_Short task:_ Find the lines with the string "React" and return them.

_Source data:_
==*==

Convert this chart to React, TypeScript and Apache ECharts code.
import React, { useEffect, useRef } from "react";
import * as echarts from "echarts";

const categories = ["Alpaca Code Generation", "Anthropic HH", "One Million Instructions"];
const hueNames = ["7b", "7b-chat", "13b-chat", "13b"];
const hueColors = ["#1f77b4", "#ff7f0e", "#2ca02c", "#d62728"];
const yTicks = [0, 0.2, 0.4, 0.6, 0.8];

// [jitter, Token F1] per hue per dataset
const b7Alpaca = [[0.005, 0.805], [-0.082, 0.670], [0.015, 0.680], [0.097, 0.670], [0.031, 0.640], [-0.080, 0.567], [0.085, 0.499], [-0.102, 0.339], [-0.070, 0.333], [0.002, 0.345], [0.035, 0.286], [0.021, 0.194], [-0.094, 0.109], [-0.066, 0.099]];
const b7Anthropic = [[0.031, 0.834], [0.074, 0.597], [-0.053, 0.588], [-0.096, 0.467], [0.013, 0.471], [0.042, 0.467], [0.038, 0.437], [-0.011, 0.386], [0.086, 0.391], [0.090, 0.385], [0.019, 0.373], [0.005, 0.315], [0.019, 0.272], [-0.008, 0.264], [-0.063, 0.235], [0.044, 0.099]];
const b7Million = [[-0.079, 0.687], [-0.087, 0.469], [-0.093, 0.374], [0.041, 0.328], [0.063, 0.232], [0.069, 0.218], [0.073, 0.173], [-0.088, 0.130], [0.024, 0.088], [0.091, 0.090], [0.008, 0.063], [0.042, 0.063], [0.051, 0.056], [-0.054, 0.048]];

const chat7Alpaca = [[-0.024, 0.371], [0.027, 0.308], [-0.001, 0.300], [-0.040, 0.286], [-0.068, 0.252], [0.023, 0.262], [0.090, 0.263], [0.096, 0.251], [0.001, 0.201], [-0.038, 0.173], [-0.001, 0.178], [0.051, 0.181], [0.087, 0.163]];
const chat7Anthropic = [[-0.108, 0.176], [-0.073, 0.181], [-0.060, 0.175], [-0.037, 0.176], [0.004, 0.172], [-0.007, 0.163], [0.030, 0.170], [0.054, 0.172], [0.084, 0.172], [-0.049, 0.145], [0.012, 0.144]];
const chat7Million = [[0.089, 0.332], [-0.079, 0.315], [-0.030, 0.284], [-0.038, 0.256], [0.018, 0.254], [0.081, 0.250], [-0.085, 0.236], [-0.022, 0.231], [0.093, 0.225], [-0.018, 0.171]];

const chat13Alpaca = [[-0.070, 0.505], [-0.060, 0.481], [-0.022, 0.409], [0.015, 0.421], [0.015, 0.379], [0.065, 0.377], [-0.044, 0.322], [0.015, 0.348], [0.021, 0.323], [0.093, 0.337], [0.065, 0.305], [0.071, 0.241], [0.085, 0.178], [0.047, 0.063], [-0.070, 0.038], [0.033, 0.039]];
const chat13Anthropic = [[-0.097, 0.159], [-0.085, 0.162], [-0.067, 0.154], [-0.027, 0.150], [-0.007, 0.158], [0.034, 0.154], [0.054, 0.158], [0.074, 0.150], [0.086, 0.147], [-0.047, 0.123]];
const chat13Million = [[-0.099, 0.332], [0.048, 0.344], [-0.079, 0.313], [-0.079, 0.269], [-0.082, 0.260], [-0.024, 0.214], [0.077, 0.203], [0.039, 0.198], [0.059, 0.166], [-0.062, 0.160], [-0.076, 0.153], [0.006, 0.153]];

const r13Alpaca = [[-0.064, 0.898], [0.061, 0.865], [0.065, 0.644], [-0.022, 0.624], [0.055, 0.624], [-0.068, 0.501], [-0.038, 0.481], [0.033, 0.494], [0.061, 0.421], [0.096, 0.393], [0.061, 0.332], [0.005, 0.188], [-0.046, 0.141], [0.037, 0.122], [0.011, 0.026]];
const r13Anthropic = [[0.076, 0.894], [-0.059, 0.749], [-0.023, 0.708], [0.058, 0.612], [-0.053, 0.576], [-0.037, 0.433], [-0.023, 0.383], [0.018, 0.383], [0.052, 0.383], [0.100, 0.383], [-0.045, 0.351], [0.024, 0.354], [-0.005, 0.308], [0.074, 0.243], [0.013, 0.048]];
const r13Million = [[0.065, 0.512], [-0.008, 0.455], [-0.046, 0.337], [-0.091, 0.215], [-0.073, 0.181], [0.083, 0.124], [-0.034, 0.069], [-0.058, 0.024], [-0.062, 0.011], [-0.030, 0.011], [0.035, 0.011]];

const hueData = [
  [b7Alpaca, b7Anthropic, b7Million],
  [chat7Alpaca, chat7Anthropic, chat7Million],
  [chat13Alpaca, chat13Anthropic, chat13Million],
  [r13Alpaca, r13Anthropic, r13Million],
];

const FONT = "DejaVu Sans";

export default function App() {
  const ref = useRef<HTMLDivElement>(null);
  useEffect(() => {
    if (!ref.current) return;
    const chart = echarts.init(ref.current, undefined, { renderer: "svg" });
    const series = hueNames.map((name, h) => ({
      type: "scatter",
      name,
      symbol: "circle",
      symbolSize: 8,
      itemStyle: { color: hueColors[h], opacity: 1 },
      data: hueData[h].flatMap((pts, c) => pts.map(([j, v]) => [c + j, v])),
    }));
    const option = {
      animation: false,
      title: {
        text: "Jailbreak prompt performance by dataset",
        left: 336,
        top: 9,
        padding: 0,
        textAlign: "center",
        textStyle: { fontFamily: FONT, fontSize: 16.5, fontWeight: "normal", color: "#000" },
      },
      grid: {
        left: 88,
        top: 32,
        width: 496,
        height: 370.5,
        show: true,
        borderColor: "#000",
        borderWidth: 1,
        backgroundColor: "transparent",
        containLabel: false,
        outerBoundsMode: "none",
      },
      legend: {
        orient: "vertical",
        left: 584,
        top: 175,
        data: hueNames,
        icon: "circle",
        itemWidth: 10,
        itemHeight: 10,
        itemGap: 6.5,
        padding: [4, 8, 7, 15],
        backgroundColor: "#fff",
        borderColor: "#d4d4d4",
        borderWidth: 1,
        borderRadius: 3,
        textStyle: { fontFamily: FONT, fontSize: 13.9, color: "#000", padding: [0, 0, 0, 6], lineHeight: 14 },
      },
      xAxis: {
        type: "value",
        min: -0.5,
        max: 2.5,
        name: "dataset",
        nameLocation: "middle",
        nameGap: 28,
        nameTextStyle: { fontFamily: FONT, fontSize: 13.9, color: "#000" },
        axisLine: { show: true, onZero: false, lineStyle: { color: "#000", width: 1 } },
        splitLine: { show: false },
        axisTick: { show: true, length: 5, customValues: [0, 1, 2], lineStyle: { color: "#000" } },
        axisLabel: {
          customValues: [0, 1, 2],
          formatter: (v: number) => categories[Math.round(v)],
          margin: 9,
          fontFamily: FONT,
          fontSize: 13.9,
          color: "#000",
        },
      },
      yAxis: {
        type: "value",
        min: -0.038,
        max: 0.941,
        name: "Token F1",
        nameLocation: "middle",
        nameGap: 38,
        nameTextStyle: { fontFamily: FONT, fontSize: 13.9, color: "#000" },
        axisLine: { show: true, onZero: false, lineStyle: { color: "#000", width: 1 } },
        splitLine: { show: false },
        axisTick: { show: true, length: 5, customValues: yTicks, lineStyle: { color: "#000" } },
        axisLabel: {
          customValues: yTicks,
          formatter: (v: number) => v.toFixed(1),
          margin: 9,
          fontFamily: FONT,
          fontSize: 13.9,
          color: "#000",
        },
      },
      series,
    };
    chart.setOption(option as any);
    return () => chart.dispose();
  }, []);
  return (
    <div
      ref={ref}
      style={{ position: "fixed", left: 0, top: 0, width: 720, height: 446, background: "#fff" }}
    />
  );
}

==*==

_Solution:_
Convert this chart to React, TypeScript and Apache ECharts code.
import React, { useEffect, useRef } from "react";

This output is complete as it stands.